The way he conducted the presentation itself was more noteworthy than its content. He eschewed shelling out the typical public relations news in exchange for an honest examination of why so many students graduate with debt or do not graduate on time — he even underscored the fact that Penn State received a record 124,000 applications by presenting it as “the good news” before listing the “not-so-good news” regarding affordability. Certainly, it was a departure from the brief, positively-slanted reports of Rodney Erickson and other presidents, so much so that Trustee Mark Dambly said some discussion of Penn State’s accomplishments would have been nice (Dambly, by the way, is chair of the Finance, Business, and Capital Planning Committee).
Barron cited growing student debt numbers in the latter of the news variations — 66 percent of students are currently graduating with debt, and student default rates have grown every year since the recession’s beginning.

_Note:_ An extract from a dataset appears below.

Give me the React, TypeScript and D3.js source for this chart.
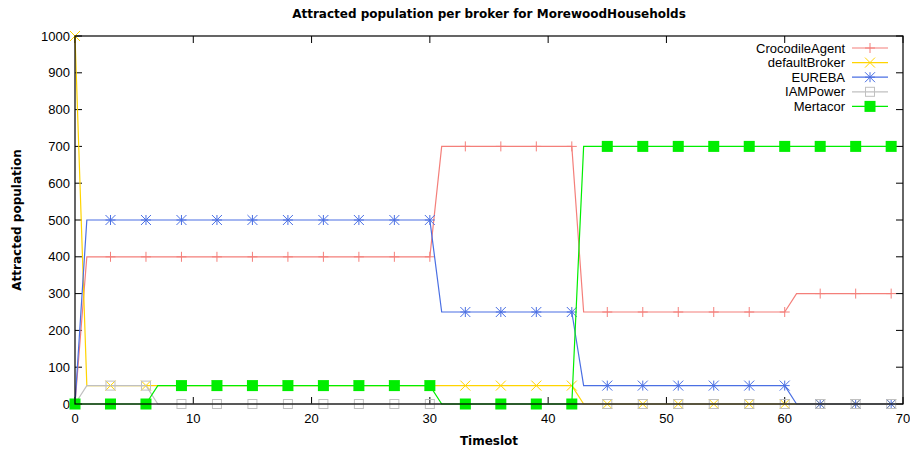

His biggest concern seemed making sure students graduate on time.
“The biggest tuition increase [for a student]is for them to not graduate in 4 years,” he said during a corresponding slide that read, “debt without a degree is an even bigger tragedy [than just plain ol’ debt].” He noted that student borrowing rates increase dramatically if they take a fifth or sixth year of college. A dilemma also exists wherein increased student work hours results in less class time, therefore making students graduate late anyway.
His proposed focus to fix things (which is explained in depth from slides 18-21) is four-pronged:
- Assess extent to which attrition and time to degree is associated with financial need,
- Seek resources to provide a “Penn State Promise,” wherein if a student works 20 hours a week, Penn State will cover remaining unmet need,
- Examine options for utilizing relatively inexpensive summer sessions to decrease costs (of which I was a big fan, as a former LEAPer),
- and examine programs that address issues to impact time to degree, like LionPATH.
It felt like Barron was a professor giving a lecture to a very interested classroom, seriously. On the whole, the board was appreciative of his straightforward approach to issues, with most questioners following his address providing kudos. Student affordability is one of the six major points Barron has outlined that need to be addressed here.
Who knows how effective these measures will be — college affordability is clearly a complex issue to tackle. For now, at least, we should appreciate how Barron went about discussing them.